Today was a great day for a walk, and because it’s Family Day here in Alberta it was a good day to get out and enjoy the sun. We’ve been having the most gentle winter and have been able to spend a lot of time outside, which is great since walking is one of my favorite things to do. For the next three weeks we have a little pom house guest. Meet Bubbles. So cute.
Bubbles is a little timid with new people and has not been on a harness/leash before today. Since the “walk” is our main form of focus and exercise, we can’t very well leave Bubbles at home alone while we’re out with CB and Kona. Not that I’m all that experienced having trained only two dogs to walk on a loose leash before, but I did find Bubbles to be very easy to get walking with me. Probably helps that she’s been following us around the house.
I did the same with her as we did with Kona and put her on a harness and attached her to a hands-free leash. I really like using the hands-free and was taught to use it for walks in one of the training classes I took (although with a martingale collar which is what I would use for a bigger dog). Using the hands-free keeps your weight centered – the technique is simple as you just walk and if the dog gets ahead of you, you either change direction (left-right-180) or use a hip twist to correct a forging dog. If the dog lags or gets distracted your forward momentum (maybe a quick step) reminds them you are still there. With subsequent sessions I should be able to adjust her position to be beside me. I know I could also use lure/bait to teach positioning, which can be quicker but because Bubbles is going to be shown in conformation I want her to be looking forward and not with her head bent looking up at where the bait would be. I’ve watched a few conformation shows where nice looking dogs have shown poor movement just because they had been taught to focus on the handler (specifically their hand). And here she is walking nicely while I fumble with my mitts.
Tonight is also Agility class for CB. Last week I realized that I haven’t handled him off-leash from the right side very often. It hit me on the head when I had to switch handling sides to get him over the A-frame. Duh. It makes sense that he doesn’t know what I want – I’ve worked jumps from the left because that’s where he needs to be for Rally trials and we’ve been picking up speed handled on the left and I guess I just went with it. The class has also been getting more complicated as we work on more “advanced” handling and I am being forced to change sides. That has been confusing for both of us. Here’s hoping that tonight’s class is a little smoother as I am able to now send him over a jump from my right side while staying in a standing position. Next step will be to work on sending him while I’m moving. There are three classes left so I think that’s a good goal for us.
Being new to the world of dogs and dog training I wanted a place to be able to put down my thoughts in regards to my dogs and their training. For most people, a Pomeranian is really the last breed of dog someone would think of for competing in agility or any performance event. And I’ve actually had people ask me why I thought I needed to train my dogs and then on the other hand complement me on how well behaved they are (go figure, people are weird).

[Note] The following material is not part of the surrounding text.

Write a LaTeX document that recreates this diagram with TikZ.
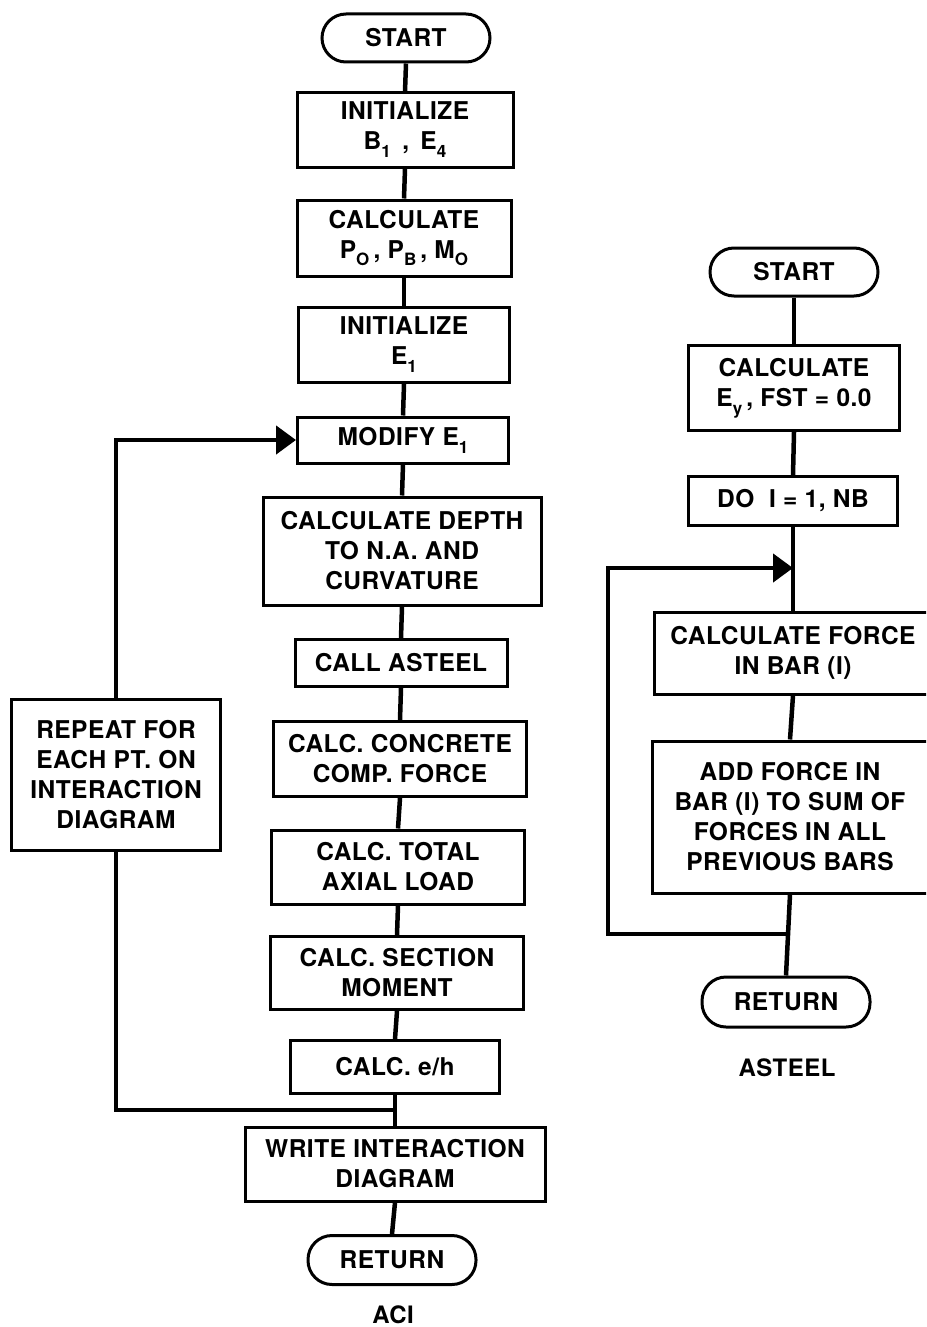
\documentclass[tikz,border=0pt]{standalone}
\usepackage{fontspec}
\setmainfont{TeX Gyre Heros}[LetterSpace=2]
\usetikzlibrary{arrows.meta,calc}
\newcommand\sbx[1]{\raisebox{-0.6ex}{\fontsize{17}{17}\selectfont #1}}
\tikzset{
  every node/.style={font=\fontsize{24.5}{30}\selectfont\bfseries},
  box/.style={draw, line width=3pt, rectangle, align=center, inner sep=0pt},
  term/.style={draw, line width=3pt, rectangle, rounded corners=24pt, align=center, minimum width=168pt, minimum height=48pt, inner sep=0pt},
  link/.style={line width=4.5pt},
  looparrow/.style={line width=4.5pt, -{Triangle[length=20pt,width=28pt]}},
  caption/.style={font=\fontsize{24}{28}\selectfont\bfseries}
}
\begin{document}
\begin{tikzpicture}[x=1pt,y=-1pt]
\useasboundingbox (0,0) rectangle (926,1327);
\clip (0,0) rectangle (926,1327);
% left flowchart (ACI)
\node[term] (s1) at (406,38) {START};
\node[box, minimum width=216pt, minimum height=74pt] (b1) at (405,130) {INITIALIZE\\B\sbx{1} \,,\, E\sbx{4}};
\node[box, minimum width=214pt, minimum height=76pt] (b2) at (404,238) {CALCULATE\\P\sbx{O}\,, P\sbx{B}\,, M\sbx{O}};
\node[box, minimum width=211pt, minimum height=75pt] (b3) at (404,345) {INITIALIZE\\E\sbx{1}};
\node[box, minimum width=211pt, minimum height=46pt] (b4) at (403,440) {MODIFY E\sbx{1}};
\node[box, minimum width=278pt, minimum height=108pt] (b5) at (402,551) {CALCULATE DEPTH\\TO N.A. AND\\CURVATURE};
\node[box, minimum width=212pt, minimum height=47pt] (b6) at (401,663) {CALL ASTEEL};
\node[box, minimum width=253pt, minimum height=75pt] (b7) at (400,759) {CALC. CONCRETE\\COMP. FORCE};
\node[box, minimum width=253pt, minimum height=74pt] (b8) at (398,867) {CALC. TOTAL\\AXIAL LOAD};
\node[box, minimum width=253pt, minimum height=73pt] (b9) at (397,973) {CALC. SECTION\\MOMENT};
\node[box, minimum width=209pt, minimum height=53pt] (b10) at (395,1067) {CALC. e/h};
\node[box, minimum width=300pt, minimum height=74pt] (b11) at (395,1164) {WRITE INTERACTION\\DIAGRAM};
\node[term, minimum height=49pt] (r1) at (392,1260) {RETURN};
\node[caption] (aci) at (393,1315) {ACI};
\node[box, minimum width=209pt, minimum height=151pt] (rep) at (116,775) {REPEAT FOR\\EACH PT. ON\\INTERACTION\\DIAGRAM};
\draw[link] (s1.south) -- (b1.north);
\draw[link] (b1.south) -- (b2.north);
\draw[link] (b2.south) -- (b3.north);
\draw[link] (b3.south) -- (b4.north);
\draw[link] (b4.south) -- (b5.north);
\draw[link] (b5.south) -- (b6.north);
\draw[link] (b6.south) -- (b7.north);
\draw[link] (b7.south) -- (b8.north);
\draw[link] (b8.south) -- (b9.north);
\draw[link] (b9.south) -- (b10.north);
\draw[link] (b10.south) -- (b11.north);
\draw[link] (b11.south) -- (r1.north);
\coordinate (h1) at (0,1110);
\coordinate (j1) at (b10.south |- h1);
\draw[looparrow] (rep.north) |- (b4.west);
\draw[link] (rep.south) |- (j1);
% right flowchart (ASTEEL)
\node[term] (s2) at (794,272) {START};
\node[box, minimum width=211pt, minimum height=85pt] (c1) at (794,388) {CALCULATE\\E\sbx{y}\,, FST = 0.0};
\node[box, minimum width=209pt, minimum height=49pt] (c2) at (793,501) {DO\ \ I = 1, NB};
\node[box, minimum width=278pt, minimum height=82pt] (c3) at (793,653) {CALCULATE FORCE\\IN BAR (I)};
\node[box, minimum width=276pt, minimum height=152pt] (c4) at (790,817) {ADD FORCE IN\\BAR (I) TO SUM OF\\FORCES IN ALL\\PREVIOUS BARS};
\node[term, minimum height=50pt] (r2) at (786,1002) {RETURN};
\node[caption] (ast) at (787,1068) {ASTEEL};
\draw[link] (s2.south) -- (c1.north);
\draw[link] (c1.south) -- (c2.north);
\draw[link] (c2.south) -- (c3.north);
\draw[link] (c3.south) -- (c4.north);
\draw[link] (c4.south) -- (r2.north);
\coordinate (h2) at (0,568);
\coordinate (j3) at (c2.south |- h2);
\coordinate (h3) at (0,934);
\coordinate (j2) at (c4.south |- h3);
\coordinate (lx) at (608,750);
\draw[looparrow] (j2) -| (lx) |- (j3);
\end{tikzpicture}
\end{document}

I was actually interested in a Papillon at first because of wanting to do agility, but ended up with one of the busiest poms out there having fallen in love with a photo on his breeders website. Turns out CB (Firesprite’s Crybaby) is incredibly active and smart, and since I had no clue how to play with a dog I ended up enrolling us in a bunch of training classes so I could learn about dogs and how to train them. He’s 20 months old and we’re now starting to focus exclusively on agility training classes. They are a lot of fun but also really challenging for me. We now also have Kona (Firesprite’s Dark N Bold) who is training in Obedience and Rally and is showing himself to be a sweet little dog who only wants to please.
They are a lot of fun and make life a little more interesting.